L’enseignement moral et civique : « le changement c’est maintenant » ?
Dans cette troisième partie, Kéren Desmery s’interroge sur ce qui fait la spécificité de cet enseignement notamment grâce à ce qu’elle a développé précédemment. Elle utilise l’idée de « cordon triple » ce qui signifie que l’instruction civique et morale en primaire, l’éducation civique au collège et l’éducation civique juridique et sociale au lycée, ont laissé place à un seul et unique enseignement moral et civique pour le premier et le second degré, toutes filières confondues, y compris pour les voies terminales. Il faut mesurer le changement que cela représente. Elle propose ensuite de nouveaux tableaux de comparaison où elle montre ce qui faisait partie de ce cordon triple et qui n’apparait plus ou a été modifié dans l’EMC. L’auteure détaille ensuite les différentes modalités pratiques de mise en oeuvre de l’EMC et, ce qui est particulièrement intéressant, elle présente la modalité en théorie et en pratique. Cela permet d’avoir les idées claires par exemple sur les dilemmes moraux ou la discussion à visée philosophique.

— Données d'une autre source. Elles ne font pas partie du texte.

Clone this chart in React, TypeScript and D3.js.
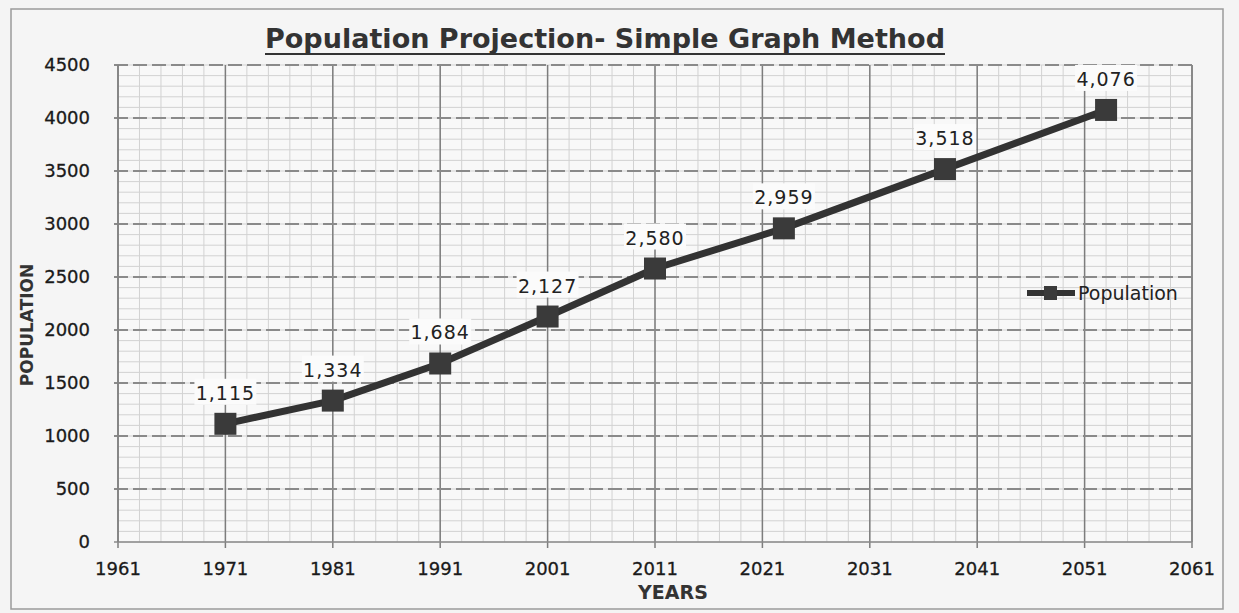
import * as d3 from "d3";

const years = [1971, 1981, 1991, 2001, 2011, 2023, 2038, 2053];
const population = [1115, 1334, 1684, 2127, 2580, 2959, 3518, 4076];
const xTicks = [1961, 1971, 1981, 1991, 2001, 2011, 2021, 2031, 2041, 2051, 2061];
const yTicks = [0, 500, 1000, 1500, 2000, 2500, 3000, 3500, 4000, 4500];
const seriesName = "Population";
const title = "Population Projection- Simple Graph Method";

const W = 1239;
const H = 613;
const font = "'DejaVu Sans', Verdana, sans-serif";

export default function App() {
  const x = d3.scaleLinear().domain([1961, 2061]).range([118, 1192]);
  const y = d3.scaleLinear().domain([0, 4500]).range([542, 65]);

  const minorX = d3.range(1961, 2062, 2);
  const minorY = d3.range(0, 4501, 100);
  const pts = years.map((yr, i) => [yr, population[i]] as [number, number]);
  const line = d3.line<[number, number]>().x(d => x(d[0])).y(d => y(d[1]));
  const fmt = d3.format(",");

  const [x0, x1] = x.range();
  const [y0, y1] = y.range();

  return (
    <svg width={W} height={H} style={{ position: "absolute", left: 0, top: 0 }}
      fontFamily={font}>
      <rect width={W} height={H} fill="#f4f4f4" />
      <rect x={11} y={9} width={1212} height={600} fill="#f5f5f5" stroke="#9a9a9a" strokeWidth={1.5} />

      {/* title */}
      <text x={605} y={48} textAnchor="middle" fontSize={27} fontWeight="bold" fill="#333"
        textLength={680} lengthAdjust="spacingAndGlyphs">{title}</text>
      <line x1={265} x2={945} y1={54} y2={54} stroke="#333" strokeWidth={2} />

      {/* plot area + graph paper grid */}
      <rect x={x0} y={y1} width={x1 - x0} height={y0 - y1} fill="#f8f8f8" />
      {minorX.map(v => (
        <line key={"mx" + v} x1={x(v)} x2={x(v)} y1={y1} y2={y0} stroke="#d2d2d2" strokeWidth={1} />
      ))}
      {minorY.map(v => (
        <line key={"my" + v} x1={x0} x2={x1} y1={y(v)} y2={y(v)} stroke="#d2d2d2" strokeWidth={1} />
      ))}
      {xTicks.map(v => (
        <line key={"gx" + v} x1={x(v)} x2={x(v)} y1={y1} y2={y0 + 6} stroke="#7d7d7d" strokeWidth={1.5} />
      ))}
      {yTicks.map(v => (
        <line key={"gy" + v} x1={x0 - 4} x2={x1} y1={y(v)} y2={y(v)} stroke="#8a8a8a"
          strokeWidth={v === 0 ? 1.5 : 2} strokeDasharray={v === 0 ? undefined : "14 5"} />
      ))}
      <line x1={x0} x2={x0} y1={y1} y2={y0} stroke="#808080" strokeWidth={1.5} />
      <line x1={x1} x2={x1} y1={y1} y2={y0} stroke="#858585" strokeWidth={1.5} />

      {/* tick labels */}
      {yTicks.map(v => (
        <text key={"ty" + v} x={90} y={y(v)} dy="0.36em" textAnchor="end" fontSize={18} fill="#1a1a1a"
          stroke="#1a1a1a" strokeWidth={0.3}>{v}</text>
      ))}
      {xTicks.map(v => (
        <text key={"tx" + v} x={x(v)} y={575} textAnchor="middle" fontSize={18} fill="#1a1a1a"
          stroke="#1a1a1a" strokeWidth={0.3}>{v}</text>
      ))}

      {/* axis titles */}
      <text x={673} y={599} textAnchor="middle" fontSize={19} fontWeight="bold" fill="#333">YEARS</text>
      <text transform="translate(33,325) rotate(-90)" textAnchor="middle" fontSize={17} fontWeight="bold"
        fill="#333">POPULATION</text>

      {/* series */}
      <path d={line(pts) ?? ""} fill="none" stroke="#333" strokeWidth={7} strokeLinejoin="round" />
      {pts.map(([a, b]) => (
        <rect key={"m" + a} x={x(a) - 11} y={y(b) - 11} width={22} height={22} fill="#3a3a3a" />
      ))}

      {/* data labels */}
      {pts.map(([a, b]) => {
        const t = fmt(b);
        return (
          <g key={"l" + a}>
            <rect x={x(a) - 31} y={y(b) - 45} width={62} height={26} fill="#fbfbfb" />
            <text x={x(a)} y={y(b) - 24} textAnchor="middle" fontSize={19} fill="#222"
              letterSpacing={1}>{t}</text>
          </g>
        );
      })}

      {/* legend */}
      <line x1={1027} x2={1075} y1={293} y2={293} stroke="#333" strokeWidth={6} />
      <rect x={1044} y={286} width={13} height={14} fill="#3a3a3a" />
      <text x={1078} y={300} fontSize={19} fill="#222">{seriesName}</text>
    </svg>
  );
}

En conclusion, Kéren Desmery revient sur quelques points essentiels. Il n’est plus question d’enseigner « une » morale laïque universelle. Au contraire, on fonde ce nouvel enseignement sur un socle de valeurs communes. « Si cet EMC semble timoré quant à ses contenus, il puise néanmoins sa force dans sa mise en oeuvre. » C’est sans doute là le point essentiel car cet enseignement invite au dialogue, à la communication. C’est un enseignement qui s’inscrit dans une démarche « transversale et participative » notamment. Le rôle de l’enseignant est encore plus que d’habitude essentiel tant la mise en oeuvre implique de faire autrement.